Ownership Types · RI

Royalty Interest

An ownership share that receives a percentage of production revenue from a well without bearing any of the drilling or operating costs.

A royalty interest is the most common form of mineral ownership for inheritors and individual landowners. The owner of a royalty interest receives a percentage of the gross revenue from production on the property, without bearing any of the costs of drilling, completing, or operating the wells. That cost-free position is the defining feature.

The royalty rate is set in the lease between the mineral owner and the operator. A traditional Texas royalty was 1/8 (12.5 percent), though modern leases in active basins commonly pay 1/4 (25 percent) or higher. The royalty is paid on production from the unit the property contributes to, in proportion to the property’s contribution.
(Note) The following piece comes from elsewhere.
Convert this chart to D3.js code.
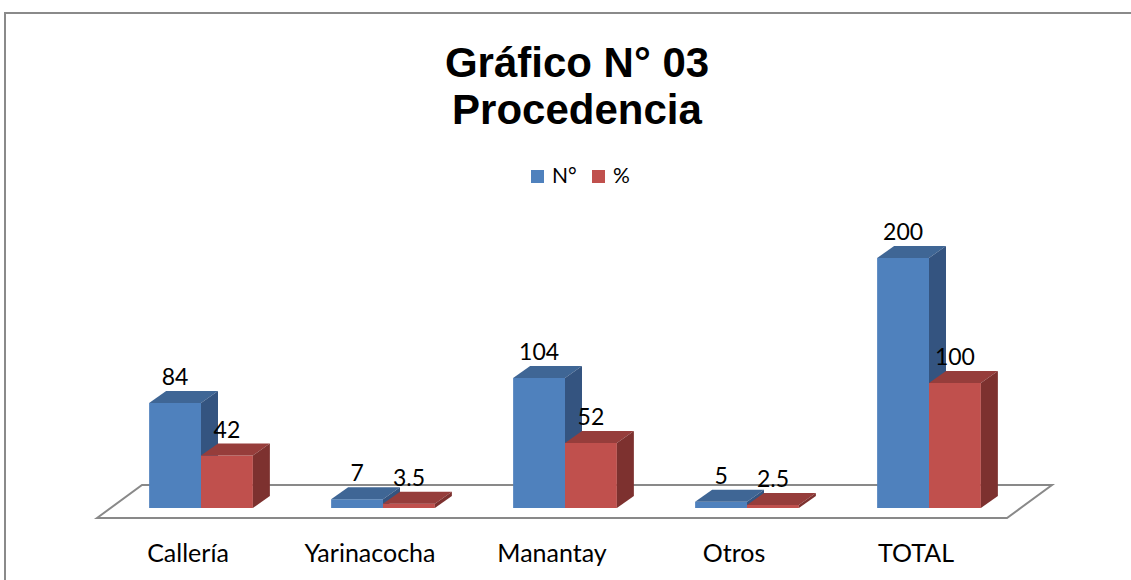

Royalty owners typically receive a monthly statement that lists the production volumes, the price received, the royalty share, and any deductions taken (post-production costs are sometimes deducted, depending on lease language). The actual check might arrive monthly, quarterly, or as a lump sum if production is small enough to fall below the operator’s minimum payout threshold.

Royalty interests can be inherited, sold, gifted, and divided among heirs. They run with the mineral estate and continue as long as a producing lease is in place. Once the lease expires (typically when production stops or falls below paying quantities), the royalty interest reverts to a non-producing mineral interest, which is still ownership but generates no income until a new lease is signed.

Royalty interests are passive income in the truest sense: the owner has no operational decisions to make and no liability for cost overruns or environmental issues at the well. That passivity is what makes them attractive to long-term holders and why they remain a common element of estate planning.